> [Goal]
Quote the listing below word for word, stopping after the line that contains "fill_col = '#ebe7e1'".

> [Listed records]
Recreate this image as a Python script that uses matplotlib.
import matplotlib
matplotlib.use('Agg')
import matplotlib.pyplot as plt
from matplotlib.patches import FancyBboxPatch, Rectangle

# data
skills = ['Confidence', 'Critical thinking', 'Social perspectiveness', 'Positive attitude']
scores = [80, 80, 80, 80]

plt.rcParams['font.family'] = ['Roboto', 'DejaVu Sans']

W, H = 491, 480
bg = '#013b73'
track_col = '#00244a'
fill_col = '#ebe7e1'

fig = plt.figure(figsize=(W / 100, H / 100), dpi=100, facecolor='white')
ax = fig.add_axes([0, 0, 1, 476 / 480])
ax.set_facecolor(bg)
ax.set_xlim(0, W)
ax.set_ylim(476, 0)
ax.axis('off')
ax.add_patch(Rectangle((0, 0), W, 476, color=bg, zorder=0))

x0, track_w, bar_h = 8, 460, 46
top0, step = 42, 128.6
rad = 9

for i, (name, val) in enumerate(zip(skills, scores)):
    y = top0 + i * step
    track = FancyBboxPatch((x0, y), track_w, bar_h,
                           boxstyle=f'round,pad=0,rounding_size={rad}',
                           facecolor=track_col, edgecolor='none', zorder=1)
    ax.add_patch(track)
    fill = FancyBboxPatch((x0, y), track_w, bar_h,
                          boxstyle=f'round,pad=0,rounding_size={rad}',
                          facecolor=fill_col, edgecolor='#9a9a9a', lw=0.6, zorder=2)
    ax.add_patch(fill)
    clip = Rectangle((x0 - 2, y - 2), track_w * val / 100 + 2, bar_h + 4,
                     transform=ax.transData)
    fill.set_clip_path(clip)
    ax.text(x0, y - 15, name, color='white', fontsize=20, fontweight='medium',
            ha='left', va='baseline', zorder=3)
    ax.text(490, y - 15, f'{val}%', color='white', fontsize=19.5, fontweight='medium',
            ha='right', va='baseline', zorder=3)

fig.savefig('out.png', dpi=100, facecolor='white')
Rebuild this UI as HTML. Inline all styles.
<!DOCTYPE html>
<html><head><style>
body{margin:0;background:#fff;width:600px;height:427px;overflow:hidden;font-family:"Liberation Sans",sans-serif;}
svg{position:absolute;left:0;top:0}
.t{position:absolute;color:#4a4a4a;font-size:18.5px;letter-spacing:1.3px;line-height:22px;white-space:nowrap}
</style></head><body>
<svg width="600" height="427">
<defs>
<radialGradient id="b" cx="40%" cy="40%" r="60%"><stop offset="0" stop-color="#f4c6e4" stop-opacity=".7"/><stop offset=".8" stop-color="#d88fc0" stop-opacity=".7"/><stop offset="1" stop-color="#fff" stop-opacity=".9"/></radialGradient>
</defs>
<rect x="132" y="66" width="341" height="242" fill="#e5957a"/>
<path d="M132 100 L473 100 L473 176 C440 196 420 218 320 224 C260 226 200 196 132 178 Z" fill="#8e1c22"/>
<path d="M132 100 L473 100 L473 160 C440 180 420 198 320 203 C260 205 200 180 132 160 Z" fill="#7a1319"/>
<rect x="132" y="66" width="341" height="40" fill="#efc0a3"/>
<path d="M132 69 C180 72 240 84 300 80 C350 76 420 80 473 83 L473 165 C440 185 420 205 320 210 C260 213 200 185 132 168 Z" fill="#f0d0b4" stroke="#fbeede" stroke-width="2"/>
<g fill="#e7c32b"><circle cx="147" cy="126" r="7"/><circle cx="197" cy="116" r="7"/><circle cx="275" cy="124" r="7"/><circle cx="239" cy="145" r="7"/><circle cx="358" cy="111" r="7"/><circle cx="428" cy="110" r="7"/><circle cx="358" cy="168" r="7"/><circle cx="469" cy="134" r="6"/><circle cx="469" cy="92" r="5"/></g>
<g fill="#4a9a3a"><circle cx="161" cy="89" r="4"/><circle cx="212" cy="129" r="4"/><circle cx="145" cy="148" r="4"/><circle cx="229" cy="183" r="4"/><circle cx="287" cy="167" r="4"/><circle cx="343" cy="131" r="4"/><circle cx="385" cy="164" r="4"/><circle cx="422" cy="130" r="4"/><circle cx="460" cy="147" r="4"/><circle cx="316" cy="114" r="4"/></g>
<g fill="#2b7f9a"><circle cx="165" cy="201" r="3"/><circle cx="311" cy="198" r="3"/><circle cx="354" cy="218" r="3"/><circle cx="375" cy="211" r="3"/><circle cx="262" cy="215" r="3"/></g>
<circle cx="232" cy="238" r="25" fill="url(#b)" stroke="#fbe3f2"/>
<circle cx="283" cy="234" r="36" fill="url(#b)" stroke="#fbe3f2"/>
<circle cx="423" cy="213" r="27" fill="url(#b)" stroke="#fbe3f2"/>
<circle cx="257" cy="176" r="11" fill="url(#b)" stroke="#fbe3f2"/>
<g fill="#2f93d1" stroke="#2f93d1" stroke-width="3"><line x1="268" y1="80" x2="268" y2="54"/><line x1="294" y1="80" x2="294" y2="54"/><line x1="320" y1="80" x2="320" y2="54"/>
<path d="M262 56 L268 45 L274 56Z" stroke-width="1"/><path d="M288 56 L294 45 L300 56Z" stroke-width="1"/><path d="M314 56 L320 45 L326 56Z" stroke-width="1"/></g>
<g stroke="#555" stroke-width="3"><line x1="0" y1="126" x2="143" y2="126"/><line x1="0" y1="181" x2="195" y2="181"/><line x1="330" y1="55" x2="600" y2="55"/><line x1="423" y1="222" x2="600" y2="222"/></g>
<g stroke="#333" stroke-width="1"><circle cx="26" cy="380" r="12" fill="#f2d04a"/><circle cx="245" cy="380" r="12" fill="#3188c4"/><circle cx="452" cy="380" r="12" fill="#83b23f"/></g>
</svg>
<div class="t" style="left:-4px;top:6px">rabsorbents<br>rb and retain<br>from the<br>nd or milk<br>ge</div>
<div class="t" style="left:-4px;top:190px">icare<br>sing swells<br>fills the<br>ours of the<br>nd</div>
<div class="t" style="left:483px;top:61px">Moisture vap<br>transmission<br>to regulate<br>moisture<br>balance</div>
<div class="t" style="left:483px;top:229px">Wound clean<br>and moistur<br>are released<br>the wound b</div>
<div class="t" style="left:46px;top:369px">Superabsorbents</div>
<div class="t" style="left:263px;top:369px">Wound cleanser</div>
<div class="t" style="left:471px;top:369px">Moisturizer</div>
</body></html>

> [Correct output]
Recreate this image as a Python script that uses matplotlib.
import matplotlib
matplotlib.use('Agg')
import matplotlib.pyplot as plt
from matplotlib.patches import FancyBboxPatch, Rectangle

# data
skills = ['Confidence', 'Critical thinking', 'Social perspectiveness', 'Positive attitude']
scores = [80, 80, 80, 80]

plt.rcParams['font.family'] = ['Roboto', 'DejaVu Sans']

W, H = 491, 480
bg = '#013b73'
track_col = '#00244a'
fill_col = '#ebe7e1'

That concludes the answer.